[WHAT TO WORK ON]
Render the material again word for word, skipping the pictures in it.

>> begin

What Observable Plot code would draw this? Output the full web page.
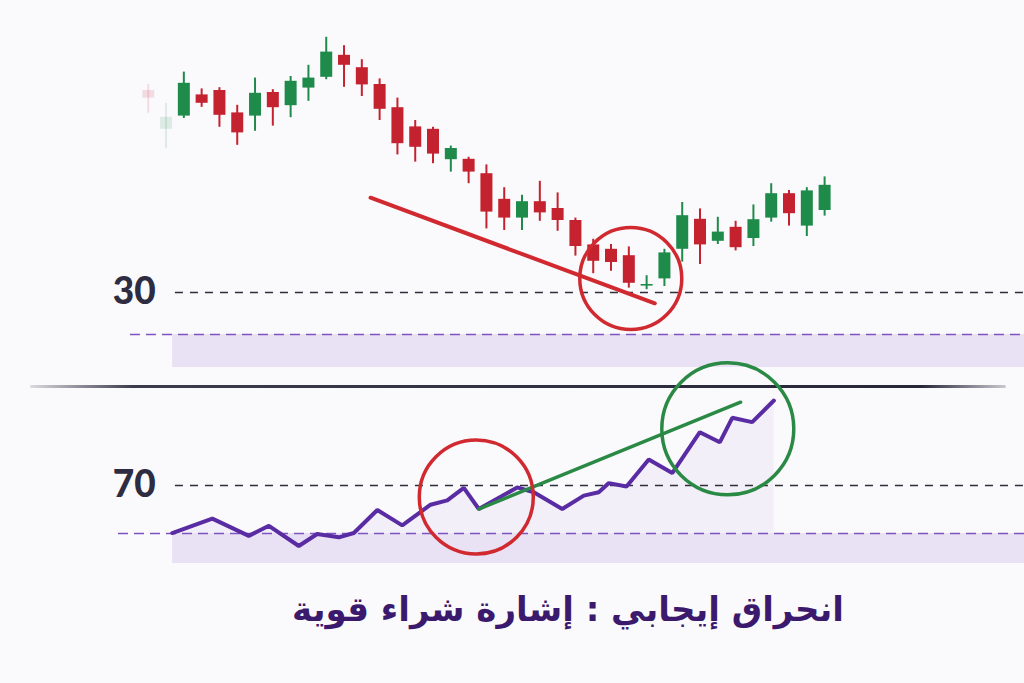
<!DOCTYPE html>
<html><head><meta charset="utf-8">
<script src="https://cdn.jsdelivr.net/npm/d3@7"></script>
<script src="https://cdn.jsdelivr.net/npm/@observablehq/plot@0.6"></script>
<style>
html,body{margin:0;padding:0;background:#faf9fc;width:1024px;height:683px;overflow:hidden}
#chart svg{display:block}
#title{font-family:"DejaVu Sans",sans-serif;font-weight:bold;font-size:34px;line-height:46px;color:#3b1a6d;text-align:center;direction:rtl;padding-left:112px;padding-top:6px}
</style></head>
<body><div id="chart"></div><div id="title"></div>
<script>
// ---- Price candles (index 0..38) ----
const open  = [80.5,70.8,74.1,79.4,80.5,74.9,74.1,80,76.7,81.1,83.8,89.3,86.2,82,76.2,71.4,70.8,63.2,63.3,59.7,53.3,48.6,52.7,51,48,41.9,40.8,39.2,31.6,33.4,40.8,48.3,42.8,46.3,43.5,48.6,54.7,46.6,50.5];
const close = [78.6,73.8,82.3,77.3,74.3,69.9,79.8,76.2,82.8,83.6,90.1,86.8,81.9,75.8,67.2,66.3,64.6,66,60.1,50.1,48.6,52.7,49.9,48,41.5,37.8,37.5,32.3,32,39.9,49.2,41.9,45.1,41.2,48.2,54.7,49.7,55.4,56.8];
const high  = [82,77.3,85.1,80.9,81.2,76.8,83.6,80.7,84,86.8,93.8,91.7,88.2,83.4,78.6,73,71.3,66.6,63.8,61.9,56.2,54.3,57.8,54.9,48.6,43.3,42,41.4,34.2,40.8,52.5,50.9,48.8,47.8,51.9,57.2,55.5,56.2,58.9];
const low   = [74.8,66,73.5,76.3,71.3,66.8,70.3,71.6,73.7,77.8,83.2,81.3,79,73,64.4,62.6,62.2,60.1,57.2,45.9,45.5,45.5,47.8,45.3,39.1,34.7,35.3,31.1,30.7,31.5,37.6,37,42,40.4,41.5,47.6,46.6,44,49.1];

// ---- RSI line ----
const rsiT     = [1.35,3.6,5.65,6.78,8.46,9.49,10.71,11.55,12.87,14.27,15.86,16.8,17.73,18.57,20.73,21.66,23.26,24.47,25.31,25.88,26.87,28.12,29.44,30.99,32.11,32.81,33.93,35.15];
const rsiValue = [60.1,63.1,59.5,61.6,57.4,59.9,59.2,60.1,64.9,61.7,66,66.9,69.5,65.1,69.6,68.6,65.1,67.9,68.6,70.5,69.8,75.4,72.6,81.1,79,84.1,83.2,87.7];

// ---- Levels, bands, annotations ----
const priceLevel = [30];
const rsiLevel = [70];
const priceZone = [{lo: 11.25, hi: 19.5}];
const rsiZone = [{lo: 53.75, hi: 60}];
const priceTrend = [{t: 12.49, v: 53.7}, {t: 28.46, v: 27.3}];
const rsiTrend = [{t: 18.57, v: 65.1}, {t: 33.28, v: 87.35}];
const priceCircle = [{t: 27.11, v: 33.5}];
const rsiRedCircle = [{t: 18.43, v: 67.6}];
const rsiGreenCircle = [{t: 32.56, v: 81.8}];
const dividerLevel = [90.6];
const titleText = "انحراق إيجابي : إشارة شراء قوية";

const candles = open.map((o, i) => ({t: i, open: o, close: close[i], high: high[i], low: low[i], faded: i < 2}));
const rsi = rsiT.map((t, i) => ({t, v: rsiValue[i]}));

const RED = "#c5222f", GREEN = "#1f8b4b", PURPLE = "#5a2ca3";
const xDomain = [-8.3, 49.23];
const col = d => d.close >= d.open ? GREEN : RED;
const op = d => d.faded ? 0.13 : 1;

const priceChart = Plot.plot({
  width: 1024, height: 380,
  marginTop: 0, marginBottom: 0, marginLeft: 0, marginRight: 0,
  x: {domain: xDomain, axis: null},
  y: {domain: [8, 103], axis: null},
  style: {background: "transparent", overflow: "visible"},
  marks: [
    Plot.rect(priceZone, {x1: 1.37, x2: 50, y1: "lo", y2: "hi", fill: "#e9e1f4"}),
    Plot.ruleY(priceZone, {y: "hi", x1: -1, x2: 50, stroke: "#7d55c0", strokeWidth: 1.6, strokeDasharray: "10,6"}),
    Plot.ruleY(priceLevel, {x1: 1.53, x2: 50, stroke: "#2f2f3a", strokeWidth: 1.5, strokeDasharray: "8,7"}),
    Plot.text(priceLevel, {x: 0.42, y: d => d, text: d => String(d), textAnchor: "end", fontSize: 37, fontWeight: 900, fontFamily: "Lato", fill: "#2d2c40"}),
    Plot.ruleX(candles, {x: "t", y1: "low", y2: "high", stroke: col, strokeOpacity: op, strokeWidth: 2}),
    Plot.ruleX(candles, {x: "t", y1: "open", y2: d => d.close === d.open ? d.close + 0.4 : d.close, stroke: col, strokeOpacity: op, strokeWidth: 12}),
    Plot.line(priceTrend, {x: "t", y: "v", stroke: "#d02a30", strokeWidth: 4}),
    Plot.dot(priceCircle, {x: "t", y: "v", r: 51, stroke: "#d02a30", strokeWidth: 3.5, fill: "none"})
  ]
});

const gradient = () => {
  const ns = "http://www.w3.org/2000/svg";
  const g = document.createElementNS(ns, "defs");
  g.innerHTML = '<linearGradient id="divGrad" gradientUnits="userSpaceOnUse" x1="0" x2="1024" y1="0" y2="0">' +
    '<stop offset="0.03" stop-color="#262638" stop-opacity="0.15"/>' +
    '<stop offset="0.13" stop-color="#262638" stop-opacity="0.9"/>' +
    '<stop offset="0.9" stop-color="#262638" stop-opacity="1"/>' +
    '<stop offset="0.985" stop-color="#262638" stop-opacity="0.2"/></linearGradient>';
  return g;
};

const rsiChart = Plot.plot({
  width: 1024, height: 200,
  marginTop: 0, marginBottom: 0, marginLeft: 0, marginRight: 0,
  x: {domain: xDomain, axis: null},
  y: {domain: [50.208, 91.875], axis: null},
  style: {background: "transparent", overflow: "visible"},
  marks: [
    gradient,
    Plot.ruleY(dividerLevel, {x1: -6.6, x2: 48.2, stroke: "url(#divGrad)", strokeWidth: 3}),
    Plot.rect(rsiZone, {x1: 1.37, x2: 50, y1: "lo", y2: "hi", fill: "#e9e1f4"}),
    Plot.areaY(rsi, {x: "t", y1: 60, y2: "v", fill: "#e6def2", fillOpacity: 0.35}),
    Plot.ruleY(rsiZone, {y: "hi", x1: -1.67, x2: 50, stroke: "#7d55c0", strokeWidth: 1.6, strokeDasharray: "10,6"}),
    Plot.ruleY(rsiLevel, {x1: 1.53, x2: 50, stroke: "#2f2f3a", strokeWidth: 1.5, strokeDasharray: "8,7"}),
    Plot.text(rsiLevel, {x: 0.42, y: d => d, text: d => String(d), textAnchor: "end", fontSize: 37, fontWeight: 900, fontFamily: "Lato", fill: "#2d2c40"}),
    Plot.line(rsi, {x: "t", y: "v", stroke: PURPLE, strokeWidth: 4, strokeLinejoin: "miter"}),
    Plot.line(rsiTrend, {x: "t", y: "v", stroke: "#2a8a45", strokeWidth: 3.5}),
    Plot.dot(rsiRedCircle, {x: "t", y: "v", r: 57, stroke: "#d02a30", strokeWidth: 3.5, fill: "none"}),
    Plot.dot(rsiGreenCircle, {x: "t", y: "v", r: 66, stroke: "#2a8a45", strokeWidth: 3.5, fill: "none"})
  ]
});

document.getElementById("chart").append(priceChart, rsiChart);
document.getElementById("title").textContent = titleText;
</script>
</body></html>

>> end

[WRITTEN ANSWER]
What Observable Plot code would draw this? Output the full web page.
<!DOCTYPE html>
<html><head><meta charset="utf-8">
<script src="https://cdn.jsdelivr.net/npm/d3@7"></script>
<script src="https://cdn.jsdelivr.net/npm/@observablehq/plot@0.6"></script>
<style>
html,body{margin:0;padding:0;background:#faf9fc;width:1024px;height:683px;overflow:hidden}
#chart svg{display:block}
#title{font-family:"DejaVu Sans",sans-serif;font-weight:bold;font-size:34px;line-height:46px;color:#3b1a6d;text-align:center;direction:rtl;padding-left:112px;padding-top:6px}
</style></head>
<body><div id="chart"></div><div id="title"></div>
<script>
// ---- Price candles (index 0..38) ----
const open  = [80.5,70.8,74.1,79.4,80.5,74.9,74.1,80,76.7,81.1,83.8,89.3,86.2,82,76.2,71.4,70.8,63.2,63.3,59.7,53.3,48.6,52.7,51,48,41.9,40.8,39.2,31.6,33.4,40.8,48.3,42.8,46.3,43.5,48.6,54.7,46.6,50.5];
const close = [78.6,73.8,82.3,77.3,74.3,69.9,79.8,76.2,82.8,83.6,90.1,86.8,81.9,75.8,67.2,66.3,64.6,66,60.1,50.1,48.6,52.7,49.9,48,41.5,37.8,37.5,32.3,32,39.9,49.2,41.9,45.1,41.2,48.2,54.7,49.7,55.4,56.8];
const high  = [82,77.3,85.1,80.9,81.2,76.8,83.6,80.7,84,86.8,93.8,91.7,88.2,83.4,78.6,73,71.3,66.6,63.8,61.9,56.2,54.3,57.8,54.9,48.6,43.3,42,41.4,34.2,40.8,52.5,50.9,48.8,47.8,51.9,57.2,55.5,56.2,58.9];
const low   = [74.8,66,73.5,76.3,71.3,66.8,70.3,71.6,73.7,77.8,83.2,81.3,79,73,64.4,62.6,62.2,60.1,57.2,45.9,45.5,45.5,47.8,45.3,39.1,34.7,35.3,31.1,30.7,31.5,37.6,37,42,40.4,41.5,47.6,46.6,44,49.1];

// ---- RSI line ----
const rsiT     = [1.35,3.6,5.65,6.78,8.46,9.49,10.71,11.55,12.87,14.27,15.86,16.8,17.73,18.57,20.73,21.66,23.26,24.47,25.31,25.88,26.87,28.12,29.44,30.99,32.11,32.81,33.93,35.15];
const rsiValue = [60.1,63.1,59.5,61.6,57.4,59.9,59.2,60.1,64.9,61.7,66,66.9,69.5,65.1,69.6,68.6,65.1,67.9,68.6,70.5,69.8,75.4,72.6,81.1,79,84.1,83.2,87.7];

// ---- Levels, bands, annotations ----
const priceLevel = [30];
const rsiLevel = [70];
const priceZone = [{lo: 11.25, hi: 19.5}];
const rsiZone = [{lo: 53.75, hi: 60}];
const priceTrend = [{t: 12.49, v: 53.7}, {t: 28.46, v: 27.3}];
const rsiTrend = [{t: 18.57, v: 65.1}, {t: 33.28, v: 87.35}];
const priceCircle = [{t: 27.11, v: 33.5}];
const rsiRedCircle = [{t: 18.43, v: 67.6}];
const rsiGreenCircle = [{t: 32.56, v: 81.8}];
const dividerLevel = [90.6];
const titleText = "انحراق إيجابي : إشارة شراء قوية";

const candles = open.map((o, i) => ({t: i, open: o, close: close[i], high: high[i], low: low[i], faded: i < 2}));
const rsi = rsiT.map((t, i) => ({t, v: rsiValue[i]}));

const RED = "#c5222f", GREEN = "#1f8b4b", PURPLE = "#5a2ca3";
const xDomain = [-8.3, 49.23];
const col = d => d.close >= d.open ? GREEN : RED;
const op = d => d.faded ? 0.13 : 1;

const priceChart = Plot.plot({
  width: 1024, height: 380,
  marginTop: 0, marginBottom: 0, marginLeft: 0, marginRight: 0,
  x: {domain: xDomain, axis: null},
  y: {domain: [8, 103], axis: null},
  style: {background: "transparent", overflow: "visible"},
  marks: [
    Plot.rect(priceZone, {x1: 1.37, x2: 50, y1: "lo", y2: "hi", fill: "#e9e1f4"}),
    Plot.ruleY(priceZone, {y: "hi", x1: -1, x2: 50, stroke: "#7d55c0", strokeWidth: 1.6, strokeDasharray: "10,6"}),
    Plot.ruleY(priceLevel, {x1: 1.53, x2: 50, stroke: "#2f2f3a", strokeWidth: 1.5, strokeDasharray: "8,7"}),
    Plot.text(priceLevel, {x: 0.42, y: d => d, text: d => String(d), textAnchor: "end", fontSize: 37, fontWeight: 900, fontFamily: "Lato", fill: "#2d2c40"}),
    Plot.ruleX(candles, {x: "t", y1: "low", y2: "high", stroke: col, strokeOpacity: op, strokeWidth: 2}),
    Plot.ruleX(candles, {x: "t", y1: "open", y2: d => d.close === d.open ? d.close + 0.4 : d.close, stroke: col, strokeOpacity: op, strokeWidth: 12}),
    Plot.line(priceTrend, {x: "t", y: "v", stroke: "#d02a30", strokeWidth: 4}),
    Plot.dot(priceCircle, {x: "t", y: "v", r: 51, stroke: "#d02a30", strokeWidth: 3.5, fill: "none"})
  ]
});

const gradient = () => {
  const ns = "http://www.w3.org/2000/svg";
  const g = document.createElementNS(ns, "defs");
  g.innerHTML = '<linearGradient id="divGrad" gradientUnits="userSpaceOnUse" x1="0" x2="1024" y1="0" y2="0">' +
    '<stop offset="0.03" stop-color="#262638" stop-opacity="0.15"/>' +
    '<stop offset="0.13" stop-color="#262638" stop-opacity="0.9"/>' +
    '<stop offset="0.9" stop-color="#262638" stop-opacity="1"/>' +
    '<stop offset="0.985" stop-color="#262638" stop-opacity="0.2"/></linearGradient>';
  return g;
};

const rsiChart = Plot.plot({
  width: 1024, height: 200,
  marginTop: 0, marginBottom: 0, marginLeft: 0, marginRight: 0,
  x: {domain: xDomain, axis: null},
  y: {domain: [50.208, 91.875], axis: null},
  style: {background: "transparent", overflow: "visible"},
  marks: [
    gradient,
    Plot.ruleY(dividerLevel, {x1: -6.6, x2: 48.2, stroke: "url(#divGrad)", strokeWidth: 3}),
    Plot.rect(rsiZone, {x1: 1.37, x2: 50, y1: "lo", y2: "hi", fill: "#e9e1f4"}),
    Plot.areaY(rsi, {x: "t", y1: 60, y2: "v", fill: "#e6def2", fillOpacity: 0.35}),
    Plot.ruleY(rsiZone, {y: "hi", x1: -1.67, x2: 50, stroke: "#7d55c0", strokeWidth: 1.6, strokeDasharray: "10,6"}),
    Plot.ruleY(rsiLevel, {x1: 1.53, x2: 50, stroke: "#2f2f3a", strokeWidth: 1.5, strokeDasharray: "8,7"}),
    Plot.text(rsiLevel, {x: 0.42, y: d => d, text: d => String(d), textAnchor: "end", fontSize: 37, fontWeight: 900, fontFamily: "Lato", fill: "#2d2c40"}),
    Plot.line(rsi, {x: "t", y: "v", stroke: PURPLE, strokeWidth: 4, strokeLinejoin: "miter"}),
    Plot.line(rsiTrend, {x: "t", y: "v", stroke: "#2a8a45", strokeWidth: 3.5}),
    Plot.dot(rsiRedCircle, {x: "t", y: "v", r: 57, stroke: "#d02a30", strokeWidth: 3.5, fill: "none"}),
    Plot.dot(rsiGreenCircle, {x: "t", y: "v", r: 66, stroke: "#2a8a45", strokeWidth: 3.5, fill: "none"})
  ]
});

document.getElementById("chart").append(priceChart, rsiChart);
document.getElementById("title").textContent = titleText;
</script>
</body></html>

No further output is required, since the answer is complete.